Completely overlooking Mozilla’s backing early on is too extreme. Mozilla pumped a ton of money that got Rust off the ground. And of course even now the Rust Foundation isn’t poor or something.

Despite Google employing the Go people, not really part of their “ecosystem” for years either. They really hedged on that one. Go popularity mostly grew outside of Google for years

But yes both projects have/had plenty of money. This isn’t Nim or Lua or something.

> when I've seen an institution talk about adopting Rust, there's been a lot of focus on the safety afforded by the borrow checker.

So why did they just start caring about safety this recently?

> it's probably because that new idea in particular has a lot of merit.

The point is “safety” for a low level system language wasn’t a new idea at all, it was just that the world outside did not value/demand it.

> That's not "fetishization."

The fetishization I am referring to is focusing on the memory safety so far above the type system, tooling, open community building, and even the syntax. Conversely Rust can’t manage to have an ABI past extern “C”. Never said technical specs are irrelevant, that’s a straw man.

And finally, again this all to say, I think its memory safety story is not what is going to determine its fate and destiny in the next decade. It needs to evolve, this is more about governance than about a particular feature. That rust in Linux depends on unstable isn’t end of the world, it’s not something to be proud of either.

I think it’s naive to think things like Carbon don’t have some competitive effects either.

To touch back on “it's still a relatively young language.” Java, C#, Swift and Go were all well established in their niches younger than Rust. But, it really doesn’t matter one whit if Rust is 5 or 35. I’m more interested in the present trajectory and where and why Rust struggles or has struggled to make inroads, not everything is fair to chalk up to just age IMHO.

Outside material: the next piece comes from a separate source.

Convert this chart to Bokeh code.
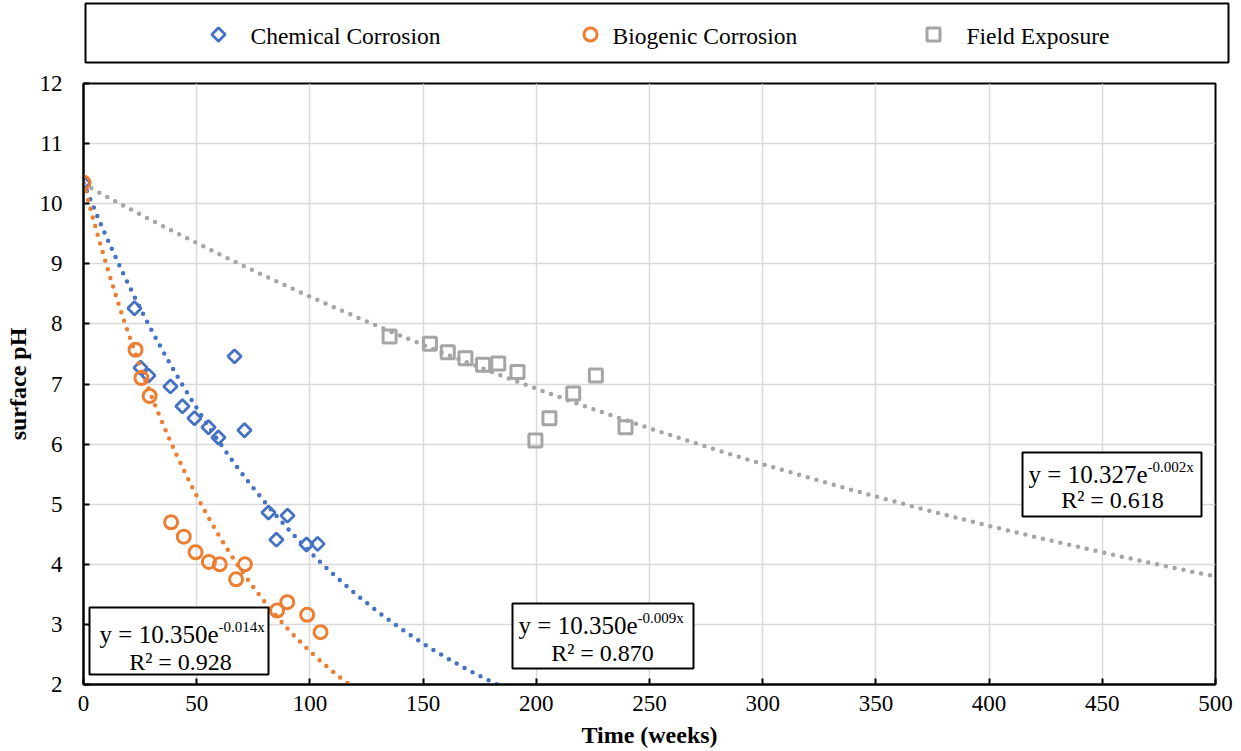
import numpy as np
from bokeh.plotting import figure
from bokeh.models import Range1d, Label, BoxAnnotation, FixedTicker
from bokeh.layouts import column
from bokeh.embed import file_html
from bokeh.resources import INLINE

# ---------------- data ----------------
chem_weeks = [0, 22.5, 25.2, 28.7, 38.4, 43.7, 49.0, 55.2, 59.6, 66.7, 71.1, 81.7, 85.2, 90.1, 98.5, 103.4]
chem_ph = [10.35, 8.26, 7.27, 7.14, 6.96, 6.63, 6.43, 6.28, 6.11, 7.46, 6.23, 4.86, 4.41, 4.81, 4.33, 4.34]

bio_weeks = [0, 23.0, 25.6, 29.2, 38.7, 44.3, 49.5, 55.4, 60.2, 67.4, 71.3, 85.5, 90.0, 98.8, 104.7]
bio_ph = [10.35, 7.57, 7.10, 6.80, 4.70, 4.46, 4.20, 4.04, 4.00, 3.75, 4.00, 3.23, 3.37, 3.16, 2.87]

field_weeks = [135.2, 153.0, 160.9, 168.7, 176.5, 183.2, 191.7, 199.6, 205.8, 216.3, 226.3, 239.4]
field_ph = [7.79, 7.67, 7.53, 7.43, 7.32, 7.34, 7.20, 6.06, 6.43, 6.84, 7.14, 6.28]

# exponential trend lines (coefficients as displayed on the chart): a, b, R²
chem_fit = (10.350, -0.009, 0.870)
bio_fit = (10.350, -0.014, 0.928)
field_fit = (10.327, -0.002, 0.618)

series_names = ["Chemical Corrosion", "Biogenic Corrosion", "Field Exposure"]
colors = ["#4472C4", "#ED7D31", "#A5A5A5"]

x_ticks = list(range(0, 501, 50))
y_ticks = list(range(2, 13))

FONT = "Liberation Serif"

# ---------------- layout helpers (pixel -> data for annotation placement) ----------------
FL, FR, FT, FB = 83, 1215, 83, 684
def dx(px):
    return (px - FL) / ((FR - FL) / 500.0)
def dy(py):
    return 12 - (py - FT) / ((FB - FT) / 10.0)

# ---------------- figures ----------------
TOP_H = 66
top = figure(width=1241, height=TOP_H, toolbar_location=None, output_backend="svg", min_border=0)
p = figure(width=1241, height=751 - TOP_H, x_range=Range1d(0, 500), y_range=Range1d(2, 12),
           toolbar_location=None, output_backend="svg",
           min_border_left=83, min_border_right=26, min_border_top=FT - TOP_H, min_border_bottom=751 - FB)

aligned = True
try:
    top.frame_align = False
    p.frame_align = False
    aligned = False
except Exception:
    aligned = True

if aligned:
    top.x_range = Range1d(FL, FR)
    box_right = FR - 1
else:
    top.x_range = Range1d(0, 1241)
    box_right = 1228
top.y_range = Range1d(TOP_H, 0)
top.axis.visible = False
top.grid.visible = False
top.outline_line_color = None

# ---------------- legend strip ----------------
top.quad(left=[85], right=[box_right], top=[3], bottom=[62], fill_color="white",
         line_color="black", line_width=2)
leg_x = [218, 590, 933]
leg_tx = [250, 612, 966]
LY = 34
top.scatter(x=[leg_x[0]], y=[LY], marker="square", angle=np.pi / 4, size=9.5,
            fill_color=None, line_color=colors[0], line_width=2.8)
top.scatter(x=[leg_x[1]], y=[LY], marker="circle", size=13,
            fill_color=None, line_color=colors[1], line_width=3)
top.scatter(x=[leg_x[2]], y=[LY], marker="square", size=13,
            fill_color=None, line_color=colors[2], line_width=3)
top.text(x=leg_tx, y=[LY + 1] * 3, text=series_names, text_font={"value": FONT},
         text_font_size="23.5px", text_baseline="middle", text_align="left", text_color="black")

# ---------------- main chart ----------------
p.xgrid.grid_line_color = "#D9D9D9"
p.ygrid.grid_line_color = "#D9D9D9"
p.xgrid.grid_line_width = 1.5
p.ygrid.grid_line_width = 1.5
p.outline_line_color = "black"
p.outline_line_width = 2

p.xaxis.ticker = FixedTicker(ticks=x_ticks)
p.yaxis.ticker = FixedTicker(ticks=y_ticks)
for ax in (p.xaxis[0], p.yaxis[0]):
    ax.axis_line_color = "black"
    ax.axis_line_width = 2
    ax.major_tick_in = 6
    ax.major_tick_out = 0
    ax.major_tick_line_color = "black"
    ax.major_tick_line_width = 2
    ax.minor_tick_line_color = None
    ax.major_label_text_font = FONT
    ax.major_label_text_font_size = "23px"
    ax.major_label_text_color = "black"
    ax.axis_label_text_font = FONT
    ax.axis_label_text_font_size = "24px"
    ax.axis_label_text_font_style = "bold"
    ax.axis_label_text_color = "black"

p.xaxis.axis_label = "Time (weeks)"
p.yaxis.axis_label = "surface pH"
p.xaxis.major_label_standoff = 11
p.xaxis.axis_label_standoff = 8
p.yaxis.major_label_standoff = 21
p.yaxis.axis_label_standoff = 6

# markers
p.scatter(x=field_weeks, y=field_ph, marker="square", size=13, fill_color=None,
          line_color=colors[2], line_width=3)
p.scatter(x=chem_weeks, y=chem_ph, marker="square", angle=np.pi / 4, size=9.5, fill_color=None,
          line_color=colors[0], line_width=2.8)
p.scatter(x=bio_weeks, y=bio_ph, marker="circle", size=13, fill_color=None,
          line_color=colors[1], line_width=3)

# trend lines
xs = np.linspace(0, 500, 1001)
for (a, b, r2), c in zip([chem_fit, bio_fit, field_fit], colors):
    ys = a * np.exp(b * xs)
    m = ys >= 1.9
    p.line(xs[m], ys[m], line_color=c, line_width=4.5, line_dash="0 9", line_cap="round")

# equation boxes
boxes = [
    # (fit, left, right, top, bottom, anchor_x, line1_center, center_x, line2_center)  -- pixel layout
    (bio_fit, 89, 268, 607, 674, 218, 634, 180, 661),
    (chem_fit, 512, 693, 603, 668, 637, 625, 602, 652),
    (field_fit, 1022, 1201, 452, 516, 1147, 474, 1112, 499),
]
for fit, l, r, t, bt, ax_, c1, cx, c2 in boxes:
    a, b, r2 = fit
    p.add_layout(BoxAnnotation(left=dx(l), right=dx(r), top=dy(t), bottom=dy(bt),
                               fill_color="white", fill_alpha=1.0,
                               line_color="black", line_alpha=1.0, line_width=2, level="overlay"))
    p.add_layout(Label(x=dx(ax_), y=dy(c1), text=f"y = {a:.3f}e", text_align="right",
                       text_baseline="middle", text_font=FONT, text_font_size="25px",
                       text_color="black", level="overlay"))
    p.add_layout(Label(x=dx(ax_), y=dy(c1 - 8), text=f"{b:.3f}x", text_align="left",
                       text_baseline="middle", text_font=FONT, text_font_size="15px",
                       text_color="black", level="overlay"))
    p.add_layout(Label(x=dx(cx), y=dy(c2), text=f"R² = {r2:.3f}", text_align="center",
                       text_baseline="middle", text_font=FONT, text_font_size="24px",
                       text_color="black", level="overlay"))

layout = column(top, p, spacing=0)
open("out.html", "w").write(file_html(layout, INLINE))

I agree that Go is not an improvement over C#. In my experience the language ergonomics of C# are better than Go. I've done both in industry and am much more productive with C#. It is too bad that C# and .NET are often perceived as bad because of Microsoft & Windows. .NET core has a lot of really things going on.

Not that Go is a bad language. It has its place. I recommend it for embedded systems and as an option for systems programming.


Yeah I should clarify that Go considers itself to be an incremental improvement on the Java/C# paradigm. You could certainly argue that it oversimplifies things.